§ DATASET EXCERPT:
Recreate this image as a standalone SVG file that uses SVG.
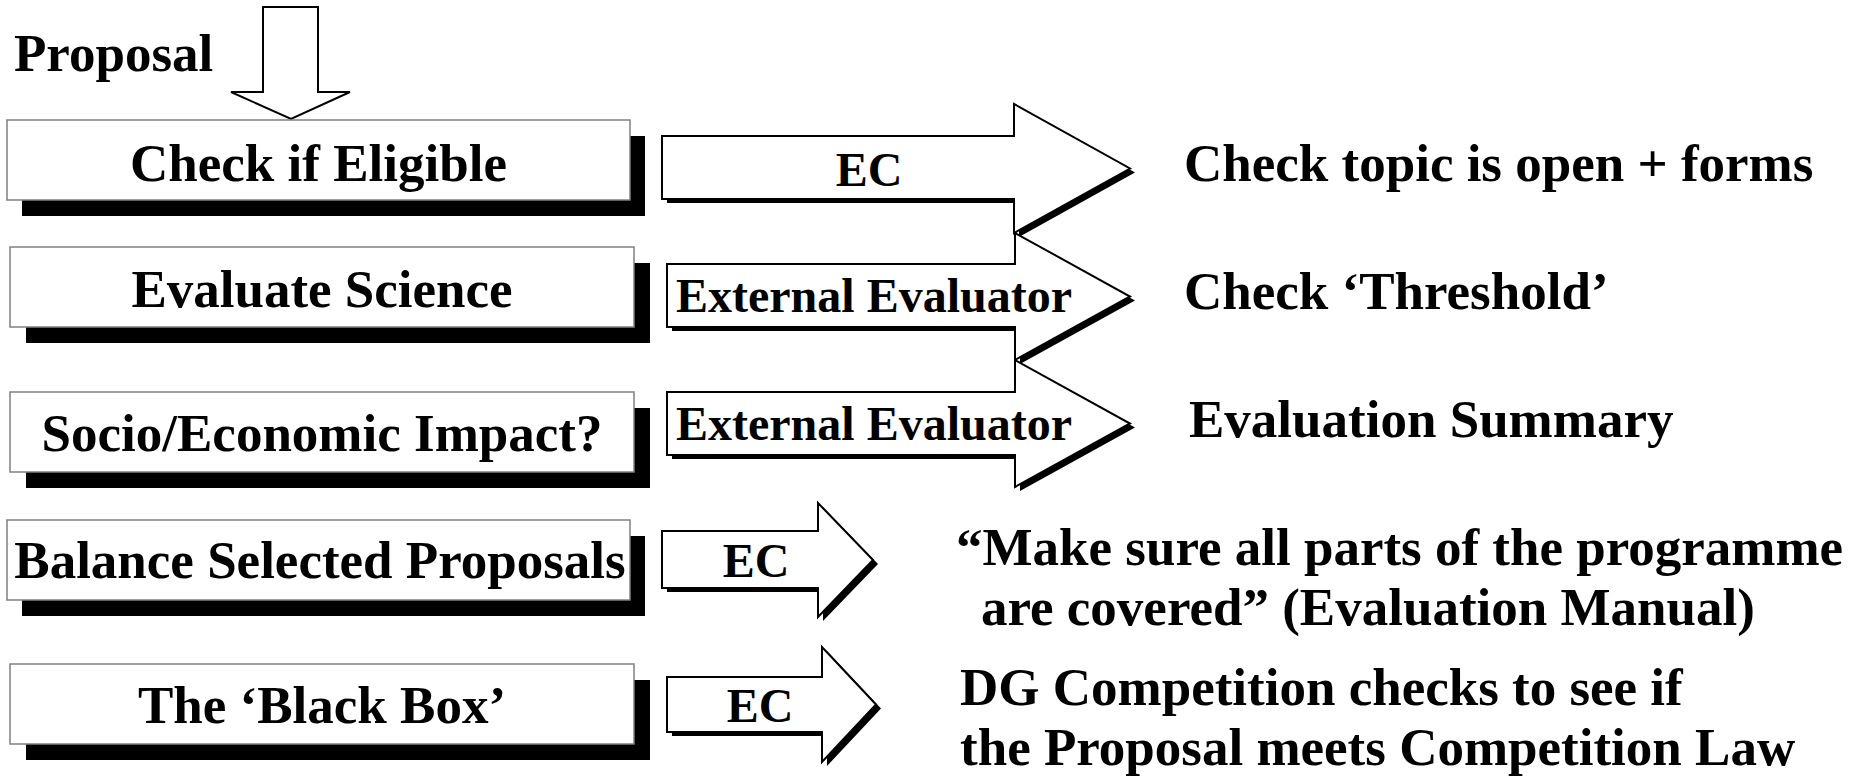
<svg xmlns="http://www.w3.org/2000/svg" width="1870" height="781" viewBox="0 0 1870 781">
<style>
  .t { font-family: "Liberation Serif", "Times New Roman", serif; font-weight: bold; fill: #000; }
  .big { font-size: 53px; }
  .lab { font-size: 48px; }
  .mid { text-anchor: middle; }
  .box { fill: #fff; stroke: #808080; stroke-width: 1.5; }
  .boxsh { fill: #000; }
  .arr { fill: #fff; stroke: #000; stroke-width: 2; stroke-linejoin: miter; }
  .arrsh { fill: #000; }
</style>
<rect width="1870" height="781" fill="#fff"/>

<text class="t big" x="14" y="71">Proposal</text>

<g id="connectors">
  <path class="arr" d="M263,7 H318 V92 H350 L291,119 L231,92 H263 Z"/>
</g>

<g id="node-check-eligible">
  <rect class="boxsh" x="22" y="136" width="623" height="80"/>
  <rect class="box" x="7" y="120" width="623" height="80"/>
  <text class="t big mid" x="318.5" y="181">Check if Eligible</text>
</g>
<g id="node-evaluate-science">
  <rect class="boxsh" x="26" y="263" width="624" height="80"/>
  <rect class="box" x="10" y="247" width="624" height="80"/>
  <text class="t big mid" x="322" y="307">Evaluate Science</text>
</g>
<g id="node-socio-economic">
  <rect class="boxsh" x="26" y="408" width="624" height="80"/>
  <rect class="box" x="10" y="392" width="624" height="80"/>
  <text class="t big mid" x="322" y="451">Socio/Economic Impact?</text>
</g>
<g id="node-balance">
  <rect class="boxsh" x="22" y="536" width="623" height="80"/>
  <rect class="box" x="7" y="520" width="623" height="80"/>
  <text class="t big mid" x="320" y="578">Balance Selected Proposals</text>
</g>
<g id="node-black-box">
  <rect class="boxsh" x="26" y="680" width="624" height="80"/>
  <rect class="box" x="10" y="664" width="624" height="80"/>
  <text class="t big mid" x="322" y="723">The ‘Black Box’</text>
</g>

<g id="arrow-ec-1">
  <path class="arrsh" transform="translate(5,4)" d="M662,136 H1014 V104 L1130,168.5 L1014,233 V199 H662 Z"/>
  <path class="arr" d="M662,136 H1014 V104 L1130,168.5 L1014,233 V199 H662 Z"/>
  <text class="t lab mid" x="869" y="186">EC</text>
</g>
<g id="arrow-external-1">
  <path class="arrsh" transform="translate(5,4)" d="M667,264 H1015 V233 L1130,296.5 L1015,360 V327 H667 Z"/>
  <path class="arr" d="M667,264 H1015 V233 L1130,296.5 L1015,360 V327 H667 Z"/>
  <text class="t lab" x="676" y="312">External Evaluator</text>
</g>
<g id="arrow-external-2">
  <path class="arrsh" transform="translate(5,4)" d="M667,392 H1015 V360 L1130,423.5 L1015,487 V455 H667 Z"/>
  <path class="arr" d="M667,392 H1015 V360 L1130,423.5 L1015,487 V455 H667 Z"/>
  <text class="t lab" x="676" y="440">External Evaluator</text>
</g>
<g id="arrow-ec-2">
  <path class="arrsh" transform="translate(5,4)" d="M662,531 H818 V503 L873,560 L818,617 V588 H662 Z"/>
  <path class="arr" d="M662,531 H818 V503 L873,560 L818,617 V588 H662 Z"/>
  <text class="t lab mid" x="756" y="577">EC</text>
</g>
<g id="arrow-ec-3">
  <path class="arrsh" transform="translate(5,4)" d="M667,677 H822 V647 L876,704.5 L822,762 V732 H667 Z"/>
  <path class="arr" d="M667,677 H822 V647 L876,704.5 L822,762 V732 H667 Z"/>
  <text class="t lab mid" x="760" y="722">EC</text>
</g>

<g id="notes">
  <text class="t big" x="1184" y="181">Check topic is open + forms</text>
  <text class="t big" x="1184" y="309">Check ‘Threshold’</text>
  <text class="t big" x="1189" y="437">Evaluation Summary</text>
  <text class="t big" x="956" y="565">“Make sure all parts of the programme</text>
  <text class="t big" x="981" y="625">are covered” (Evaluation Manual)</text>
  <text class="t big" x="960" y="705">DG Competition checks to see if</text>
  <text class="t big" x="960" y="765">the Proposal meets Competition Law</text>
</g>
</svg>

§ EXERCISE REQUIREMENTS:
Transcribe the preceding listing in its entirety and with exact wording, leaving out pictures.

§ EXERCISE SOLUTION:
Recreate this image as a standalone SVG file that uses SVG.
<svg xmlns="http://www.w3.org/2000/svg" width="1870" height="781" viewBox="0 0 1870 781">
<style>
  .t { font-family: "Liberation Serif", "Times New Roman", serif; font-weight: bold; fill: #000; }
  .big { font-size: 53px; }
  .lab { font-size: 48px; }
  .mid { text-anchor: middle; }
  .box { fill: #fff; stroke: #808080; stroke-width: 1.5; }
  .boxsh { fill: #000; }
  .arr { fill: #fff; stroke: #000; stroke-width: 2; stroke-linejoin: miter; }
  .arrsh { fill: #000; }
</style>
<rect width="1870" height="781" fill="#fff"/>

<text class="t big" x="14" y="71">Proposal</text>

<g id="connectors">
  <path class="arr" d="M263,7 H318 V92 H350 L291,119 L231,92 H263 Z"/>
</g>

<g id="node-check-eligible">
  <rect class="boxsh" x="22" y="136" width="623" height="80"/>
  <rect class="box" x="7" y="120" width="623" height="80"/>
  <text class="t big mid" x="318.5" y="181">Check if Eligible</text>
</g>
<g id="node-evaluate-science">
  <rect class="boxsh" x="26" y="263" width="624" height="80"/>
  <rect class="box" x="10" y="247" width="624" height="80"/>
  <text class="t big mid" x="322" y="307">Evaluate Science</text>
</g>
<g id="node-socio-economic">
  <rect class="boxsh" x="26" y="408" width="624" height="80"/>
  <rect class="box" x="10" y="392" width="624" height="80"/>
  <text class="t big mid" x="322" y="451">Socio/Economic Impact?</text>
</g>
<g id="node-balance">
  <rect class="boxsh" x="22" y="536" width="623" height="80"/>
  <rect class="box" x="7" y="520" width="623" height="80"/>
  <text class="t big mid" x="320" y="578">Balance Selected Proposals</text>
</g>
<g id="node-black-box">
  <rect class="boxsh" x="26" y="680" width="624" height="80"/>
  <rect class="box" x="10" y="664" width="624" height="80"/>
  <text class="t big mid" x="322" y="723">The ‘Black Box’</text>
</g>

<g id="arrow-ec-1">
  <path class="arrsh" transform="translate(5,4)" d="M662,136 H1014 V104 L1130,168.5 L1014,233 V199 H662 Z"/>
  <path class="arr" d="M662,136 H1014 V104 L1130,168.5 L1014,233 V199 H662 Z"/>
  <text class="t lab mid" x="869" y="186">EC</text>
</g>
<g id="arrow-external-1">
  <path class="arrsh" transform="translate(5,4)" d="M667,264 H1015 V233 L1130,296.5 L1015,360 V327 H667 Z"/>
  <path class="arr" d="M667,264 H1015 V233 L1130,296.5 L1015,360 V327 H667 Z"/>
  <text class="t lab" x="676" y="312">External Evaluator</text>
</g>
<g id="arrow-external-2">
  <path class="arrsh" transform="translate(5,4)" d="M667,392 H1015 V360 L1130,423.5 L1015,487 V455 H667 Z"/>
  <path class="arr" d="M667,392 H1015 V360 L1130,423.5 L1015,487 V455 H667 Z"/>
  <text class="t lab" x="676" y="440">External Evaluator</text>
</g>
<g id="arrow-ec-2">
  <path class="arrsh" transform="translate(5,4)" d="M662,531 H818 V503 L873,560 L818,617 V588 H662 Z"/>
  <path class="arr" d="M662,531 H818 V503 L873,560 L818,617 V588 H662 Z"/>
  <text class="t lab mid" x="756" y="577">EC</text>
</g>
<g id="arrow-ec-3">
  <path class="arrsh" transform="translate(5,4)" d="M667,677 H822 V647 L876,704.5 L822,762 V732 H667 Z"/>
  <path class="arr" d="M667,677 H822 V647 L876,704.5 L822,762 V732 H667 Z"/>
  <text class="t lab mid" x="760" y="722">EC</text>
</g>

<g id="notes">
  <text class="t big" x="1184" y="181">Check topic is open + forms</text>
  <text class="t big" x="1184" y="309">Check ‘Threshold’</text>
  <text class="t big" x="1189" y="437">Evaluation Summary</text>
  <text class="t big" x="956" y="565">“Make sure all parts of the programme</text>
  <text class="t big" x="981" y="625">are covered” (Evaluation Manual)</text>
  <text class="t big" x="960" y="705">DG Competition checks to see if</text>
  <text class="t big" x="960" y="765">the Proposal meets Competition Law</text>
</g>
</svg>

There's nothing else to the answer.